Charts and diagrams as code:

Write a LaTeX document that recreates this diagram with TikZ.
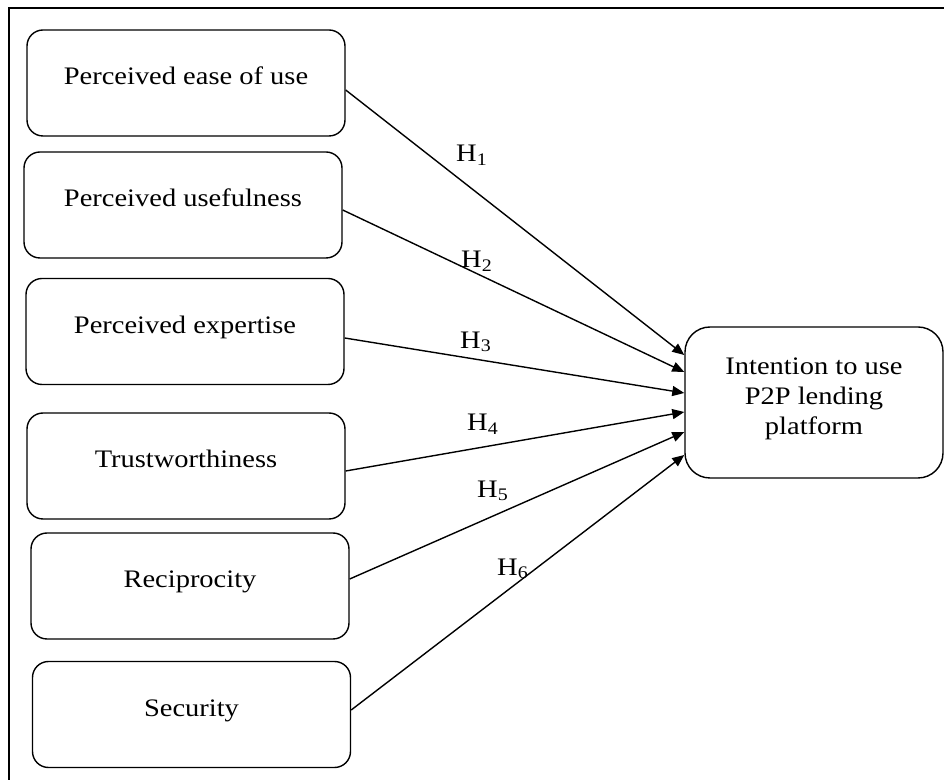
\documentclass[tikz,border=0pt]{standalone}
\usepackage{fontspec}
\setmainfont{Liberation Serif}[FakeStretch=1.13]
\usetikzlibrary{arrows.meta}

\begin{document}
\begin{tikzpicture}[x = 0.5pt, y = -0.5pt, line width = 0.7pt,
                        font = \fontsize{12.6}{15}\selectfont,
                        factor/.style = {draw, rounded corners = 8pt, minimum width = 159pt, minimum height = 53pt,
                                         inner sep = 0pt, text height = 27.5pt, text depth = 25.5pt},
                        target/.style = {draw, rounded corners = 12.5pt, minimum width = 129pt, minimum height = 75.5pt,
                                         inner sep = 0pt, align = center, text height = 54pt, text depth = 21.5pt},
                        hyp/.style = {-{Triangle[length = 6pt, width = 5pt]}},
                        hlab/.style = {inner sep = 0pt}]
      \useasboundingbox (0, 0) rectangle (944, 780);
      \draw [line width = 1.1pt] (9, 780) -- (9, 8) -- (944, 8);
      \node [factor] (pe) at (186, 83){Perceived ease of use};
      \node [factor] (pu) at (183, 205){Perceived usefulness};
      \node [factor] (px) at (185, 331.5){Perceived expertise};
      \node [factor] (tw) at (186, 466){Trustworthiness};
      \node [factor] (rc) at (190, 586){Reciprocity};
      \node [factor] (sc) at (191.5, 714.5){Security};
      \node [target] (io) at (814, 402.5){Intention to use\\P2P lending\\platform};
      \draw [hyp] ([yshift = -3.5pt]pe.east) -- ([yshift = 23.75pt]io.west);
      \draw [hyp] ([yshift = -2.5pt]pu.east) -- ([yshift = 15.25pt]io.west);
      \draw [hyp] ([yshift = -3.25pt]px.east) -- ([yshift = 4.75pt]io.west);
      \draw [hyp] ([yshift = -2.5pt]tw.east) -- ([yshift = -4.75pt]io.west);
      \draw [hyp] ([yshift = 3.5pt]rc.east) -- ([yshift = -14.75pt]io.west);
      \draw [hyp] ([yshift = 2.25pt]sc.east) -- ([yshift = -26.25pt]io.west);
      \node [hlab] (h1) at (472, 155){H\textsubscript{1}};
      \node [hlab] (h2) at (477, 261){H\textsubscript{2}};
      \node [hlab] (h3) at (476, 342){H\textsubscript{3}};
      \node [hlab] (h4) at (483, 424){H\textsubscript{4}};
      \node [hlab] (h5) at (493, 491){H\textsubscript{5}};
      \node [hlab] (h6) at (513, 569){H\textsubscript{6}};
    \end{tikzpicture}
\end{document}
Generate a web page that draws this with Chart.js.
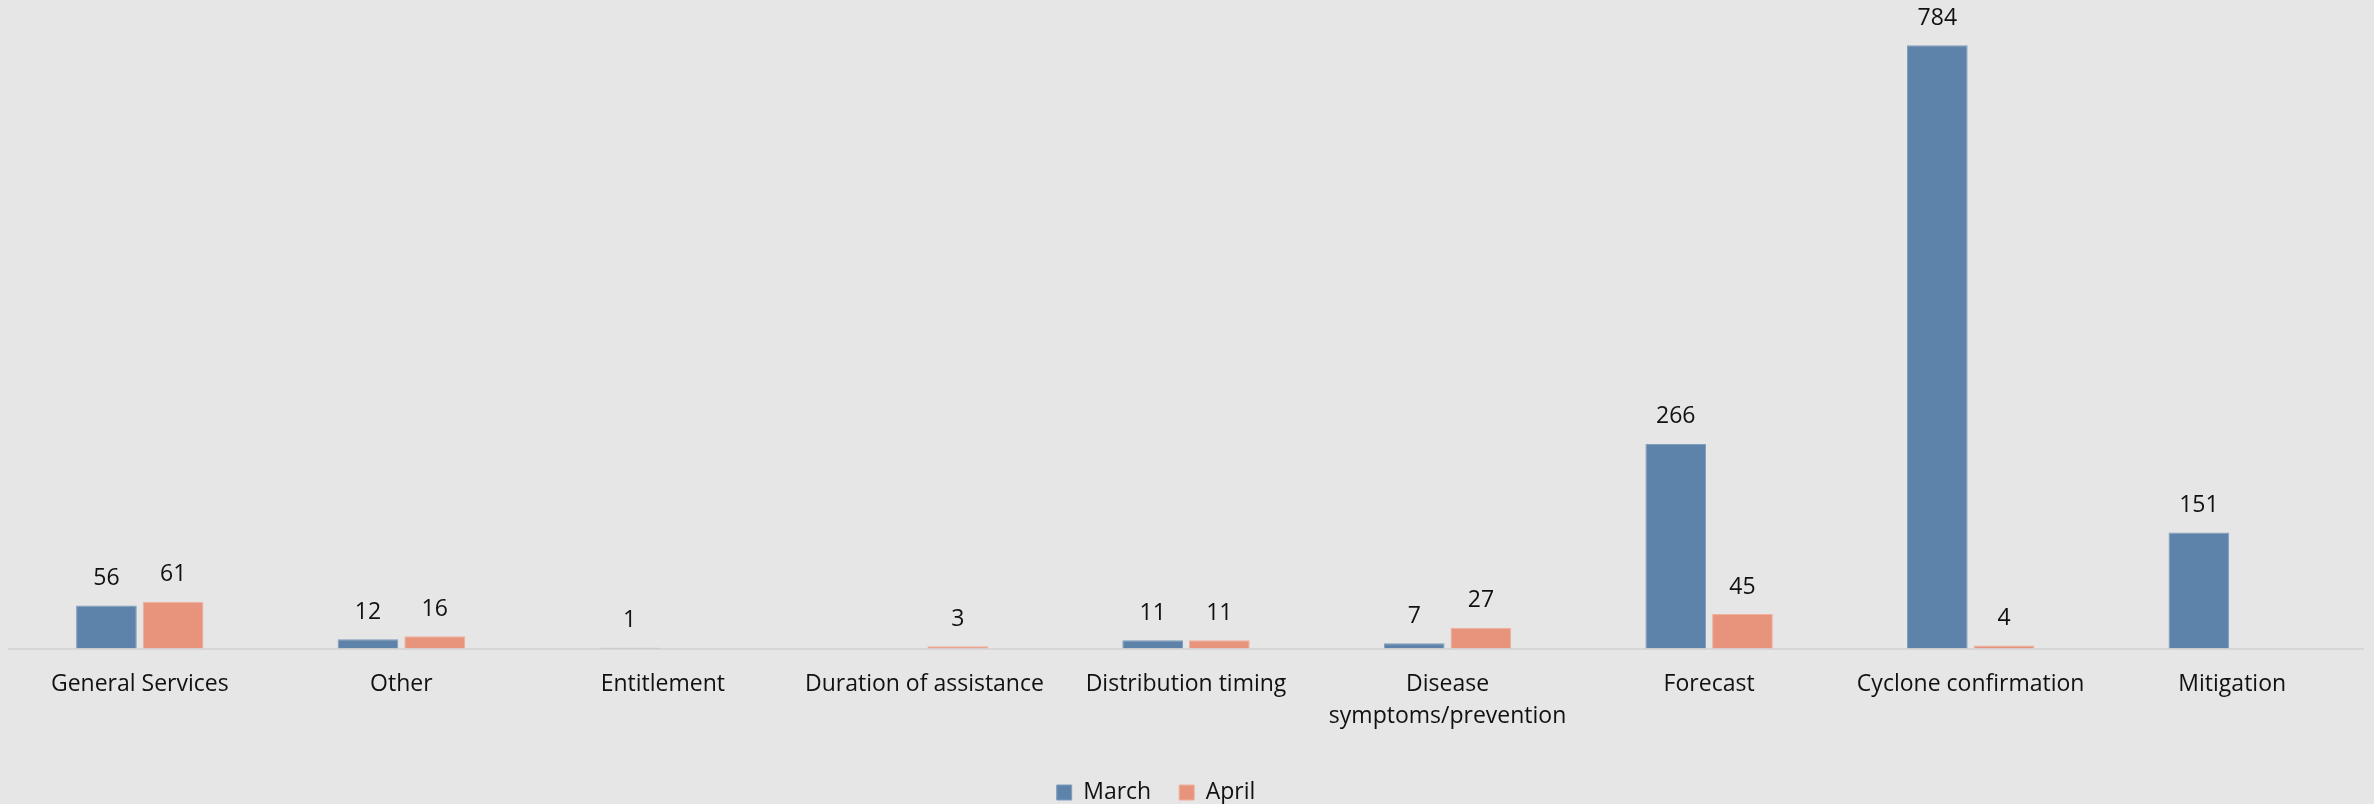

Your goal: Output the data above without changes, apart from leaving out the pictures.

Full output:
Write a LaTeX document that recreates this diagram with TikZ.
\documentclass[tikz,border=0pt]{standalone}
\usepackage{fontspec}
\setmainfont{Liberation Serif}[FakeStretch=1.13]
\usetikzlibrary{arrows.meta}

\begin{document}
\begin{tikzpicture}[x = 0.5pt, y = -0.5pt, line width = 0.7pt,
                        font = \fontsize{12.6}{15}\selectfont,
                        factor/.style = {draw, rounded corners = 8pt, minimum width = 159pt, minimum height = 53pt,
                                         inner sep = 0pt, text height = 27.5pt, text depth = 25.5pt},
                        target/.style = {draw, rounded corners = 12.5pt, minimum width = 129pt, minimum height = 75.5pt,
                                         inner sep = 0pt, align = center, text height = 54pt, text depth = 21.5pt},
                        hyp/.style = {-{Triangle[length = 6pt, width = 5pt]}},
                        hlab/.style = {inner sep = 0pt}]
      \useasboundingbox (0, 0) rectangle (944, 780);
      \draw [line width = 1.1pt] (9, 780) -- (9, 8) -- (944, 8);
      \node [factor] (pe) at (186, 83){Perceived ease of use};
      \node [factor] (pu) at (183, 205){Perceived usefulness};
      \node [factor] (px) at (185, 331.5){Perceived expertise};
      \node [factor] (tw) at (186, 466){Trustworthiness};
      \node [factor] (rc) at (190, 586){Reciprocity};
      \node [factor] (sc) at (191.5, 714.5){Security};
      \node [target] (io) at (814, 402.5){Intention to use\\P2P lending\\platform};
      \draw [hyp] ([yshift = -3.5pt]pe.east) -- ([yshift = 23.75pt]io.west);
      \draw [hyp] ([yshift = -2.5pt]pu.east) -- ([yshift = 15.25pt]io.west);
      \draw [hyp] ([yshift = -3.25pt]px.east) -- ([yshift = 4.75pt]io.west);
      \draw [hyp] ([yshift = -2.5pt]tw.east) -- ([yshift = -4.75pt]io.west);
      \draw [hyp] ([yshift = 3.5pt]rc.east) -- ([yshift = -14.75pt]io.west);
      \draw [hyp] ([yshift = 2.25pt]sc.east) -- ([yshift = -26.25pt]io.west);
      \node [hlab] (h1) at (472, 155){H\textsubscript{1}};
      \node [hlab] (h2) at (477, 261){H\textsubscript{2}};
      \node [hlab] (h3) at (476, 342){H\textsubscript{3}};
      \node [hlab] (h4) at (483, 424){H\textsubscript{4}};
      \node [hlab] (h5) at (493, 491){H\textsubscript{5}};
      \node [hlab] (h6) at (513, 569){H\textsubscript{6}};
    \end{tikzpicture}
\end{document}
Generate a web page that draws this with Chart.js.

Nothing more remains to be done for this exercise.